Dis-Chem fined R1.2m for overpricing masks

According to the Competition Tribunal, Dis-Chem increased their surgical masks prices three times in March with one of the increases on the same day South Africa recorded its first Covid-19 case.
According to the Competition Tribunal, Dis-Chem increased their surgical masks prices three times in March with one of the increases on the same day South Africa recorded its first Covid-19 case.
Image: Gallo Images/Charles Gallo

Dis-Chem has been ordered to pay a fine of R1,2m after being found guilty of charging excessive prices for face masks.

According to the Competition Tribunal, Dis-Chem increased their surgical masks prices three times in March with one of the increases on the same day South Africa recorded its first Covid-19 case.

“Fears of infection already started to influence consumer behaviour in January and February,” Competition Tribunal said.

“It is common knowledge that the Covid-19 outbreak has led to an increase in global demand for personal protective equipment (PPE) of which surgical masks constitute an essential component.  This increase in demand is reflected in the massive increases in Dis-Chem’s own sales volumes from January onward.”

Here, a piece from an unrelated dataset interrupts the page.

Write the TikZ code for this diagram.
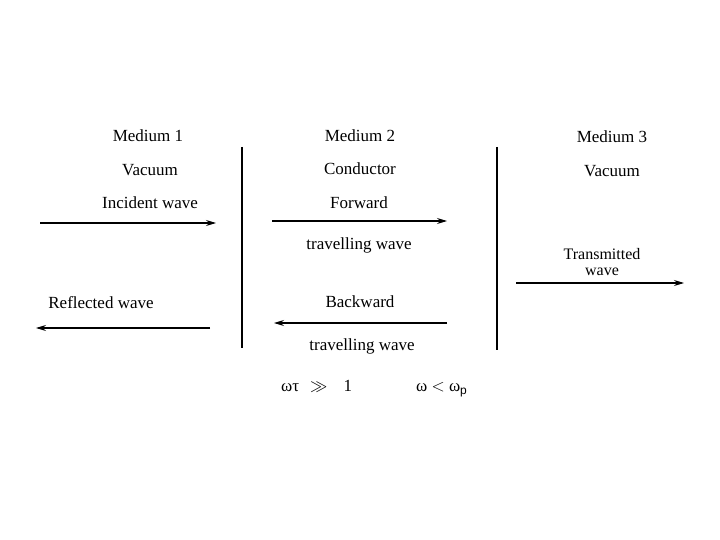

Dis-Chem, according to the Tribunal, failed to prove that its prices increases were reasonable.The Competition Tribunal and the Competition Commission have been investigating and holding accountable companies accused of taking advantage of the novel coronavirus pandemic by excessively increasing their prices.

They have so far charged 25 companies for excessive pricing of goods essential goods such as face masks and sanitisers during the pandemic to a tune of R14m.

Caprichem, a Cape Town company, was recently charged R600,000 for excessive pricing of its five-litre hand sanitisers.

It was found that the excessive prices had increased Caprichem’s gross profit margin by a whooping 91% and its net profit margin by a staggering 1,918%.

In the case of Dis-Chem, the Tribunal found that its excessive increase in prices was at the detriment of consumers, especially the poor.

Material price increases of surgical masks, without corresponding costs justifications, in the context of Covid-19 for which there is no discernible cure and where health services are skewed towards the wealthy, would seriously impact vulnerable and poorer consumers even more.

“Poorer customers would have been excluded from accessing the masks by such exorbitant increases, other customers would have spent more on these items as a percentage of their disposable income,” the Tribunal said.